Each public operation maintains these invariants by construction (not “best effort”). Many debug builds also include
`debug_assert!` checks for “should never happen” states.
### How we validate it
- Unit tests for API behavior and edge cases.
- A proptest “oracle test” (`tests/oracle_tests.rs`) that compares random operation sequences against a `HashMap`
reference model.
- Miri (`cargo +nightly miri test`) to catch UB like reading uninitialized memory, double-drop, or invalid aliasing.
## Trade-offs (what you pay for the wins)
- **Not packed**: removing elements leaves holes; iteration may still scan bitset words even when few elements are alive
(contrast with `DenseSlotMap`, which keeps a packed live array).
- **Extra metadata**: bitset + generations + free list add overhead.

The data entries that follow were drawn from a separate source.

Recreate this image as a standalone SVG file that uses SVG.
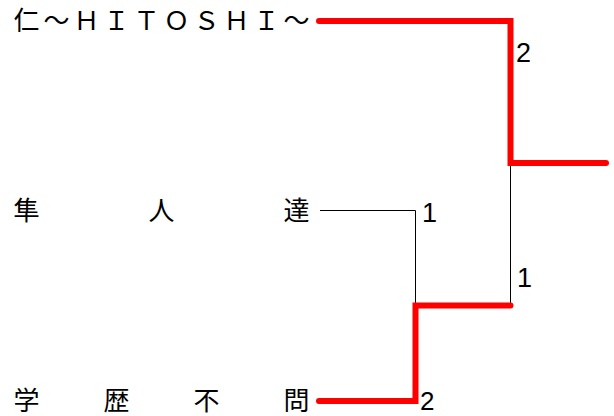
<svg xmlns="http://www.w3.org/2000/svg" width="614" height="416" viewBox="0 0 614 416">
<style>
.name{font-family:"Noto Sans CJK JP","Noto Sans CJK SC",sans-serif;font-size:26px;fill:#000;text-anchor:middle}
.score{font-family:"Liberation Sans",Arial,sans-serif;font-size:27px;fill:#000}
.win{fill:none;stroke:#ff0000;stroke-width:6;stroke-linecap:round;stroke-linejoin:miter}
.lose{fill:none;stroke:#000;stroke-width:1}
</style>
<rect width="614" height="416" fill="#fff"/>
<g id="connectors">
<path class="lose" d="M320,210.5 H415.5 V305.5"/>
<path class="lose" d="M510.5,163 V305.5"/>
<path class="win" d="M319,21 H510.5 V163 H606"/>
<path class="win" d="M319,401 H415.5 V305.5 H510.5"/>
</g>
<g id="node-hitoshi">
<text class="name" x="26.5 56.5 86.5 116.5 146.5 176.5 206.5 236.5 266.5 296.5" y="30">仁～ＨＩＴＯＳＨＩ～</text>
</g>
<g id="node-hayato">
<text class="name" x="26.5 161.5 296.5" y="220">隼人達</text>
</g>
<g id="node-gakureki">
<text class="name" x="26.5 116.5 206.5 296.5" y="410">学歴不問</text>
</g>
<g id="scores">
<text class="score" x="516" y="62">2</text>
<text class="score" x="422" y="222">1</text>
<text class="score" x="517" y="287">1</text>
<text class="score" x="420" y="410" style="font-size:26px">2</text>
</g>
</svg>
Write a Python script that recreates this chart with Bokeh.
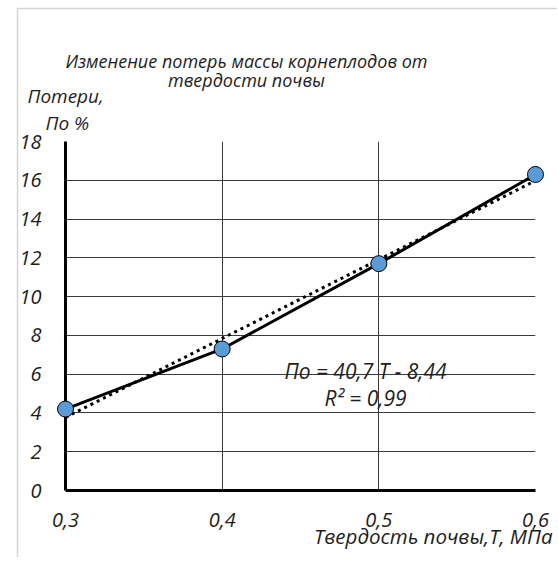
import numpy as np
from bokeh.plotting import figure
from bokeh.models import Range1d, FixedTicker, CustomJSTickFormatter
from bokeh.core.properties import value
from bokeh.embed import file_html
from bokeh.resources import INLINE

# ---- data ----
hardness = [0.3, 0.4, 0.5, 0.6]          # T, MPa
losses = [4.2, 7.3, 11.7, 16.3]           # По, %
x_ticks = [0.3, 0.4, 0.5, 0.6]
y_ticks = [0, 2, 4, 6, 8, 10, 12, 14, 16, 18]
title_lines = ["Изменение потерь массы корнеплодов от", "твердости почвы"]
y_title_lines = ["Потери,", "По %"]
x_title = "Твердость почвы,Т, МПа"
eq_text = "По = 40,7 Т - 8,44"
r2_text = "R² = 0,99"

FONT = "Open Sans"
TXT = "#1e1e1e"

p = figure(width=557, height=557, output_backend="svg", toolbar_location=None,
           x_range=Range1d(0.3, 0.6), y_range=Range1d(0, 18),
           min_border_left=65, min_border_right=22, min_border_top=141,
           min_border_bottom=67)
p.outline_line_color = None
p.background_fill_color = "white"
p.border_fill_color = "white"

# axes
p.xaxis.ticker = FixedTicker(ticks=x_ticks)
p.yaxis.ticker = FixedTicker(ticks=y_ticks)
p.xaxis.formatter = CustomJSTickFormatter(code="return tick.toFixed(1).replace('.', ',');")
for ax in (p.xaxis[0], p.yaxis[0]):
    ax.axis_line_width = 3
    ax.axis_line_color = "black"
    ax.major_tick_line_color = None
    ax.minor_tick_line_color = None
    ax.major_label_text_font = FONT
    ax.major_label_text_font_style = "italic"
    ax.major_label_text_font_size = "20px"
    ax.major_label_text_color = TXT
p.xaxis.major_label_standoff = 16
p.yaxis.major_label_standoff = 18

p.xgrid.grid_line_color = "#3a3a3a"
p.ygrid.grid_line_color = "#3a3a3a"
p.xgrid.grid_line_width = 1
p.ygrid.grid_line_width = 1

# helper: pixel (page) -> data for text/decoration placement
def dx(px):
    return 0.3 + (px - 66) * 0.3 / 470.0

def dy(py):
    return (490 - py) * 18 / 349.0

# light outer chart-area border (left and top), as an unfilled box
bx0, bx1, by0, by1 = dx(18), dx(700), dy(700), dy(8)
box = p.rect(x=[(bx0 + bx1) / 2], y=[(by0 + by1) / 2], width=[bx1 - bx0], height=[by1 - by0],
             fill_color=None, line_color="#d4d4d4", line_width=1.5)
box.level = "overlay"

# trend line (least squares)
k, b = np.polyfit(hardness, losses, 1)
tx = np.array([hardness[0], hardness[-1]])
p.line(tx, k * tx + b, line_color="black", line_width=3, line_dash="3 4")

# data line + markers
p.line(hardness, losses, line_color="black", line_width=3)
r = p.scatter(hardness, losses, size=16, fill_color="#5b9bd5", line_color="black", line_width=1)
r.level = "overlay"

def add_text(text, px, py, align="left", size="20px"):
    t = p.text(x=[dx(px)], y=[dy(py)], text=[text], text_align=align,
               text_baseline="middle", text_font=value(FONT),
               text_font_style="italic", text_font_size=size,
               text_color=TXT)
    t.level = "overlay"

add_text(title_lines[0], 247, 60, "center", "18px")
add_text(title_lines[1], 247, 79, "center", "18px")
add_text(y_title_lines[0], 28, 95, "left", "19px")
add_text(y_title_lines[1], 46, 122, "left", "19px")
add_text(x_title, 553, 535, "right", "20.5px")
add_text(eq_text, 366, 370, "center", "21px")
add_text(r2_text, 366, 397, "center", "21px")

open("out.html", "w").write(file_html(p, INLINE))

In particular, the free list costs ~4 bytes per free
slot when the arena is mostly empty.
- **More complexity**: SoA + `MaybeUninit` means more unsafe and more invariants to maintain (mitigated by the tests above).
## Practical limits
- Slot index is `u32` (`u32::MAX` slots max).
- Iteration order is slot order (not insertion order) and not stable across churn.
## Build/benchmark notes
Performance measurements are sensitive to build settings. The repo uses:
- `-C target-cpu=native` via [`.cargo/config.toml`](.cargo/config.toml)
- `lto = true` and `codegen-units = 1` in `[profile.bench]`
See [BENCHMARKS.md](BENCHMARKS.md) for commands and more context.